It happened again. Almost every year I have an amazing student who doesn’t get into any of his top college choices. This is a student who scored a 2300 on his SATs, has close to a 4.0 average, went on community service trips to build homes in Ecuador, volunteered at a children’s center and played a sport. Yet, all the Ivies and top tier schools closed him out. I was shocked; the verdict all around was NO. Surprised and curious about this seemingly impossible situation, I asked to read his college essay. The intelligent boy I knew could not have written this paper, I thought, as the image of a pompous and arrogant student formed in the essay. Now I understood how all these schools could reject such a promising top candidate. The essay was the key.
Don Dunbar, author of What You Don’t Know Can Keep You Out of College, picks apart a sample college essay. Oh, how I wish my student had read this earlier! Here is an adaptation of his advice on tackling the personal statement:
Seven deadly mistakes in the following personal statement:
At my highly regarded private school, I am being prepared to excel at a superior college, which will hopefully bring me success and happiness in the future.
1. DEPENDENCY: This applicant introduces himself in terms of his prestigious school. He sees himself as “Mr. Highly Regarded Private School”. This makes him sound dependent on the school’s reputation for his own self-image. He introduces himself in the passive tense, “I am being prepared to excel which will bring me success.” This student appears to see education as something delivered, like pizza, rather than a goal he will pursue actively and independently.
2. LACK OF LEADERSHIP: He describes education as a passive experience, “will hopefully bring me success.” It’s hard to imagine him contributing much to his classes and college community.
3. EXCLUSIVITY: This statement emphasizes his sense of entitlement to a special place in an elite school, “at MY highly regarded private school.” This impression of elitism gets worse when he talks about going to a “superior college” which suggests that in his mind, schools (and people) are divided into the superior and the inferior.

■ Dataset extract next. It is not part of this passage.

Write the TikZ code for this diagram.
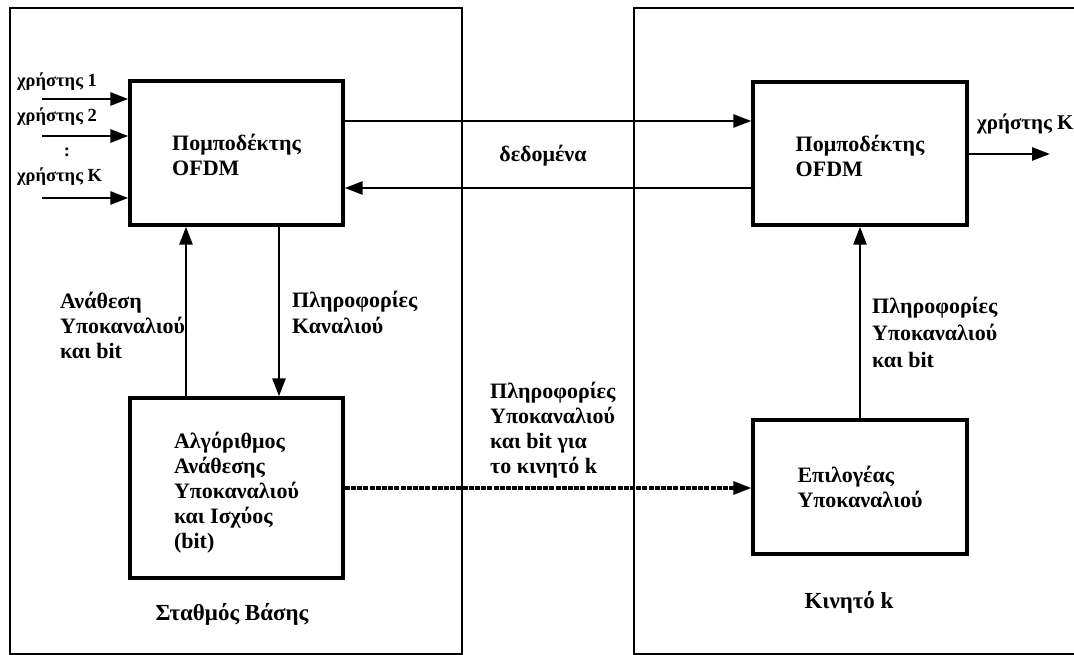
\documentclass[tikz,border=0pt]{standalone}
\usepackage{fontspec}
\setmainfont{Liberation Serif}
\usetikzlibrary{arrows.meta}
\begin{document}
\begin{tikzpicture}[x=1pt,y=-1pt,
  frame/.style={draw,line width=1.8pt},
  blk/.style={draw,rectangle,line width=3.4pt,inner sep=0pt},
  txt/.style={inner sep=0pt,align=left,font=\fontsize{22}{25}\selectfont\bfseries},
  lbl/.style={inner sep=0pt,align=left,font=\fontsize{22}{25}\selectfont\bfseries},
  small/.style={inner sep=0pt,align=left,font=\fontsize{18.5}{22}\selectfont\bfseries},
  arr/.style={line width=2.8pt,-{Triangle[length=18pt,width=13pt]}},
  darr/.style={arr,line width=3.2pt,dash pattern=on 5pt off 1.2pt}]
\useasboundingbox (0,0) rectangle (1074,655);
\draw[frame] (10,8) rectangle (462,654);
\draw[frame] (634,8) rectangle (1090,654);
% blocks
\node[blk,minimum width=213pt,minimum height=144pt] (tx) at (236.5,153) {};
\node[blk,minimum width=214pt,minimum height=143pt] (rx) at (860,153.5) {};
\node[blk,minimum width=213pt,minimum height=180pt] (alg) at (236.5,488) {};
\node[blk,minimum width=214pt,minimum height=134pt] (sel) at (860,487) {};
\node[txt] (txt1) at ([yshift=-2pt]tx.center) {Πομποδέκτης\\OFDM};
\node[txt] (txt2) at ([yshift=-2pt]rx.center) {Πομποδέκτης\\OFDM};
\node[txt] (txt3) at ([yshift=-5pt]alg.center) {Αλγόριθμος\\Ανάθεσης\\Υποκαναλιού\\και Ισχύος\\(bit)};
\node[txt] (txt4) at (sel.center) {Επιλογέας\\Υποκαναλιού};
% inputs
\coordinate (in1) at (42,99);
\coordinate (in2) at (42,136);
\coordinate (in3) at (42,198);
\draw[arr] (in1) -- (in1 -| tx.west);
\draw[arr] (in2) -- (in2 -| tx.west);
\draw[arr] (in3) -- (in3 -| tx.west);
\node[small,anchor=base west] (u1) at (17,87) {χρήστης 1};
\node[small,anchor=base west] (u2) at (17,122) {χρήστης 2};
\node[small,anchor=base] (dots) at (67,157) {:};
\node[small,anchor=base west] (uk) at (17,182) {χρήστης Κ};
% data links
\coordinate (d1) at (343,121);
\coordinate (d2) at (753,188);
\draw[arr] (d1) -- (d1 -| rx.west);
\draw[arr] (d2) -- (d2 -| tx.east);
\node[lbl,anchor=base] (data) at (543,162) {δεδομένα};
% output
\coordinate (out) at (1050,154);
\draw[arr] (out -| rx.east) -- (out);
\node[lbl,font=\fontsize{21}{25}\selectfont\bfseries,anchor=base west] (uo) at (977,130) {χρήστης Κ};
% vertical links base station
\coordinate (va) at (186,0);
\coordinate (vb) at (279,0);
\draw[arr] (va |- alg.north) -- (va |- tx.south);
\draw[arr] (vb |- tx.south) -- (vb |- alg.north);
\node[lbl,anchor=base west] (la) at (60,358) {Ανάθεση\\Υποκαναλιού\\και bit};
\node[lbl,anchor=base west] (lb) at (292,333) {Πληροφορίες\\Καναλιού};
% mobile vertical
\draw[arr] (sel.north) -- (rx.south);
\node[lbl,anchor=base west,font=\fontsize{22}{27}\selectfont\bfseries] (lc) at (872,367) {Πληροφορίες\\Υποκαναλιού\\και bit};
% dotted
\coordinate (dd) at (0,488);
\draw[darr] (dd -| alg.east) -- (dd -| sel.west);
\node[lbl,anchor=base west] (ld) at (490,473) {Πληροφορίες\\Υποκαναλιού\\και bit για\\το κινητό k};
% captions
\node[lbl,font=\fontsize{23}{25}\selectfont\bfseries,anchor=center] (bs) at (232,614) {Σταθμός Βάσης};
\node[lbl,font=\fontsize{23}{25}\selectfont\bfseries,anchor=center] (mb) at (849,602) {Κινητό k};
\end{tikzpicture}
\end{document}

4. SEEMING LIKE A THREAT: He describes his high school experience this way: “I am being prepared to excel…” Admissions officers are always concerned by students who seem too focused on just excelling or ‘being the best’. If this is the student’s sole motivation, rather than innate learning, they wonder, then how far will that student go to reach his goals?

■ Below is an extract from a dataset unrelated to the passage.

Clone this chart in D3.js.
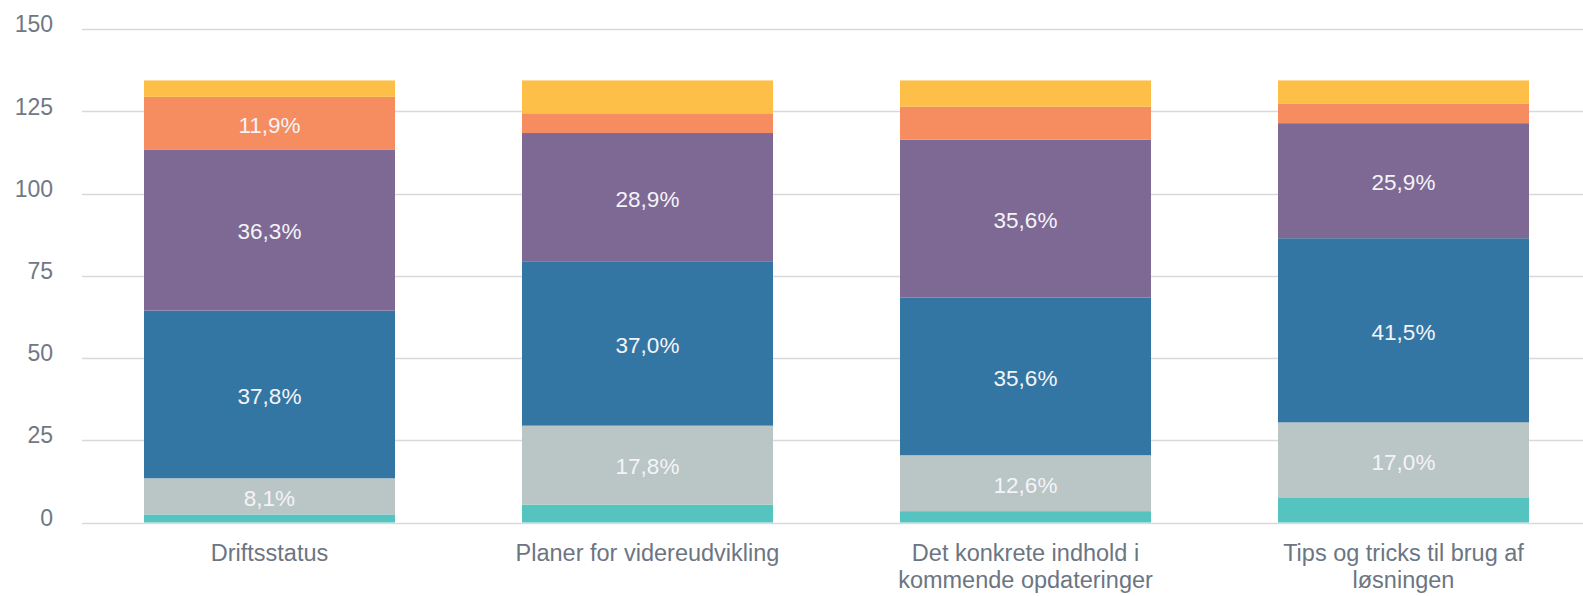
<!DOCTYPE html>
<html>
<head>
<meta charset="utf-8">
<script src="https://cdn.jsdelivr.net/npm/d3@7"></script>
<style>
  html, body { margin: 0; padding: 0; background: #fff; }
  svg { display: block; font-family: "Liberation Sans", Arial, sans-serif; }
</style>
</head>
<body>
<svg id="chart" width="1583" height="596"></svg>
<script>
const categories = ["Driftsstatus", "Planer for videreudvikling", "Det konkrete indhold i kommende opdateringer", "Tips og tricks til brug af løsningen"];
const seriesNames = ["s1", "s2", "s3", "s4", "s5", "s6"];
const s1 = [3, 6, 4, 8];
const s2 = [11, 24, 17, 23];
const s3 = [51, 50, 48, 56];
const s4 = [49, 39, 48, 35];
const s5 = [16, 6, 10, 6];
const s6 = [5, 10, 8, 7];
const seriesColors = ["#55c3bf", "#bac5c6", "#3476a3", "#7e6894", "#f68d61", "#fdbf47"];
const yTicks = [0, 25, 50, 75, 100, 125, 150];

const seriesValues = [s1, s2, s3, s4, s5, s6];
const rows = categories.map((c, i) => {
  const r = { cat: c };
  seriesNames.forEach((s, j) => r[s] = seriesValues[j][i]);
  return r;
});
const totals = categories.map((c, i) => seriesValues.reduce((a, s) => a + s[i], 0));

const svg = d3.select("#chart");
const y = d3.scaleLinear().domain([0, 150]).range([522.5, 29.3]);
const x = d3.scaleBand().domain(categories).range([80.5, 1592.5]).paddingInner(0.336).paddingOuter(0.168);
const shift = 1.8; // bars sit slightly below the exact scale value in the reference
const by = v => v === 0 ? y(0) : y(v) + shift;

// gridlines
svg.append("g").selectAll("line").data(yTicks).join("line")
  .attr("x1", 82).attr("x2", 1583)
  .attr("y1", d => Math.round(y(d)) + 0.5).attr("y2", d => Math.round(y(d)) + 0.5)
  .attr("stroke", "#d9d9d9").attr("stroke-width", 1.5);

// y labels
svg.append("g").selectAll("text").data(yTicks).join("text")
  .attr("x", 53).attr("y", d => y(d) - 5)
  .attr("dy", "0.35em")
  .attr("text-anchor", "end")
  .attr("font-size", 23)
  .attr("fill", "#707884")
  .text(d => d);

const stack = d3.stack().keys(seriesNames);
const stacked = stack(rows);

const g = svg.append("g");
stacked.forEach((layer, li) => {
  g.append("g").selectAll("rect").data(layer).join("rect")
    .attr("x", d => x(d.data.cat))
    .attr("width", x.bandwidth())
    .attr("y", d => by(d[1]))
    .attr("height", d => by(d[0]) - by(d[1]))
    .attr("fill", seriesColors[li]);
});

// labels
stacked.forEach((layer, li) => {
  g.append("g").selectAll("text").data(layer.filter(d => (d[1] - d[0]) / totals[categories.indexOf(d.data.cat)] >= 0.08)).join("text")
    .attr("x", d => x(d.data.cat) + x.bandwidth() / 2)
    .attr("y", d => (by(d[0]) + by(d[1])) / 2 + 1.5)
    .attr("dy", "0.35em")
    .attr("text-anchor", "middle")
    .attr("font-size", 22.5)
    .attr("fill", "#f4f4f8")
    .text(d => {
      const t = totals[categories.indexOf(d.data.cat)];
      return ((d[1] - d[0]) / t * 100).toFixed(1).replace(".", ",") + "%";
    });
});

// category labels with wrapping
const xl = svg.append("g");
categories.forEach(c => {
  const cx = x(c) + x.bandwidth() / 2;
  const t = xl.append("text")
    .attr("x", cx)
    .attr("y", 561)
    .attr("text-anchor", "middle")
    .attr("font-size", 23.5)
    .attr("fill", "#6c7582");
  const words = c.split(" ");
  let line = [];
  let tspan = t.append("tspan").attr("x", cx).attr("dy", 0);
  words.forEach(w => {
    line.push(w);
    tspan.text(line.join(" "));
    if (tspan.node().getComputedTextLength() > 300 && line.length > 1) {
      line.pop();
      tspan.text(line.join(" "));
      line = [w];
      tspan = t.append("tspan").attr("x", cx).attr("dy", 27).text(w);
    }
  });
});
</script>
</body>
</html>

5. LACK OF INTELLECTUAL PASSION: Describing his goal as excelling at a “superior” school, he suggests that his focus is on his class rank and not on what he learns. There are no particular subjects he wants to study and he lacks the passion to pursue his education.
6. SOCIAL INSENSITIVITY: His description of the life path he expects for himself implies a very limited view of how people live their lives. He goes from a “highly regarded private school” to a “superior college” and then on to “success and happiness” without any regard for what goes on in between. Sounds like a snob to me!
7. SELFISHNESS: His emphasis on his own “success and happiness” seems to say that all he wants out of college is personal gain. The word “success” renders images of selfishness and greed.
Even if you are a brilliant superstar genius, a lackluster essay can be extremely detrimental. Test scores and grades do show potential in a student, but the essay is the real gauge of character. There are so many applicants these days that have perfect grades and SATs; your essay must set you apart from a potentially homogenous group. Falling into the trap of any of these fatal mistakes can negate great scores and GPAs. Colleges want to accept a person—not just a number.